Kale is having its moment

kale chips are super easy to make
In the time since I first started writing this post a few weeks ago, I've heard kale mentioned approximately a zillion times.
- Bearded guy on the patio at Bar Covell: "Local has the most amazing kale salad!"
- Tweet from someone I follow: "Great greens from Montrose farmer's market 3? kinds of kale!"
Naturally, that tweet came with the hashtag #kaleaddicts.
- Facebook post from the Paris By Mouth blog: "Free kale plants for urban gardens to be picked up at Candelaria? Paris really IS becoming New York."
During that time -- which coincided with the Charlie Sheen meltdown -- there was also an article in the New York Post, "Kale is totally winning."
Why is kale suddenly so sexy? Spinach never had this kind of cachet. No one is that ardent about chard. The main reason is that eating kale makes you feel amazingly virtuous. It doesn't matter if your whiskey-soaked evening was followed by a bacon-laden breakfast -- one kale salad later and you've zeroed out any fouls to the body.
Plus, made into baked chips, it feels like you've pulled off some kind of sneaky swap -- they're addictively salty and crunchy and even coated with a bit of olive oil, still extremely healthy.
Vegans love kale, but so do carnivores who find the slight bitterness nicely offsets something rich like pork belly or shortribs. Though it's actually more nutritious and easier to chew when cooked, kale salads have become popular despite the rather sturdy leaves. What sounds sexy and again, is really good for you? Massaging kale, that's what. Yes, if you want to eat kale raw, it helps to gently massage the dressing into it to soften up the fibers.
Here's Smitten Kitchen's recipe for kale chips. Like Smitten Kitchen, I used lacinato or black kale, which seems sweeter and less fibrous, but I think it works with either kind.
Here's a recipe from Dr. Andrew Weil's True Food Kitchen for Tuscan kale salad, which will be on the menu at the new Santa Monica Place location of the Phoenix and Newport Beach healthy food restaurant, opening May 9.
What other restaurants have good kale offerings?

Saturday, April 16, 2011

Carmela Ice Cream: A swirl of spring in a cup

Northeast Pasadena might seem like kind of an unlikely place for an artisan creamery like Carmela Ice Cream -- that is, unless you've been to Bulgarini Gelato, which is even more remotely located in Altadena. But when I stopped in to Carmela today in the midst of the sudden heatwave, the shop was full of neighborhood families sampling the luxuriously creamy stuff, made from Clover organic cream, super fresh fruits and locally grown flowers and herbs. Carmela has been selling at the South Pasadena and Hollywood Farmer's Markets for a few years now, but it's nice to be able to stop by the storefront if you happen to be going for a hike in Eaton Canyon or a shopping trip at Hastings Ranch.
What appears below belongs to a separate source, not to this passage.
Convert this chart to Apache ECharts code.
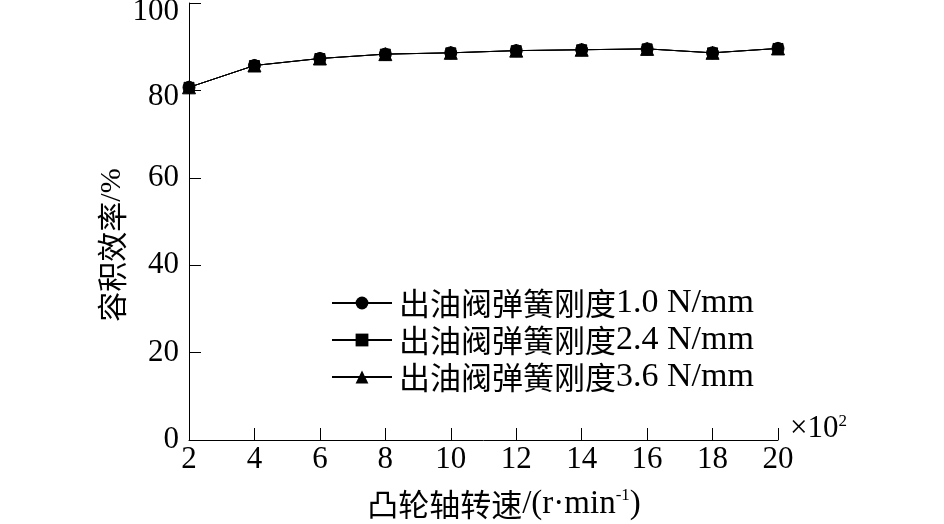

Plus, there's a promising basturma shop next door, since Washington Blvd. is Pasadena's own Little Armenia.
Carmela's ice creams are rich and silky but not heavy or cloying, and the fruit flavors are particularly refreshing. I'm mad about the strawberry buttermilk, which tastes like the essence of spring and would be perfect atop an Easter shortcake. Fresh mint with chocolate nibs is assertively minty with nary a hint of bottled extract or green coloring. Dark chocolate with cocoa nibs is just that, but not so bitter it will scare the children. My love for the salted caramel has already been well-documented. Other flavors perfect for the heat include tangelo sorbet, cucumber sorbet and lemon basil sorbet. Carmela's not a sceney place -- there's only a dozen or so flavors at a time, none of them involving balsamic vinegar, blue cheese or beer. It's simply great ice cream, and isn't that enough?
Carmela Artisan Creamery
2495 E Washington Blvd
Pasadena
626.797.1405

Thursday, April 07, 2011

Ciclavia: Where will you eat en route?

I missed the last Ciclavia but I won't let that happen again: Sunday is the day when 8 miles of streets are closed to cars from Heliotrope to Boyle Heights from 10 am to 3 pm, right through the middle of Downtown.
Here's a few places to eat en route:
Guisados Tacos on 1st St. in Boyle Heights at the finish line
Al & Bea's Burritos on 1st St.
Redwood Bar
Mas Malo
Bottega Louie
Seven Grand - opening early
Cole's
Casey's
Rocket Pizza at 122 W. 4th St. is offering $4 craft beers
Pete's Cafe -- offering a special price on a burger and a beer
Mama's Hot Tamales
Scoop's Ice Cream
Pure Luck on Heliotrope
Where will you be stopping on L.A.'s car-free Sunday?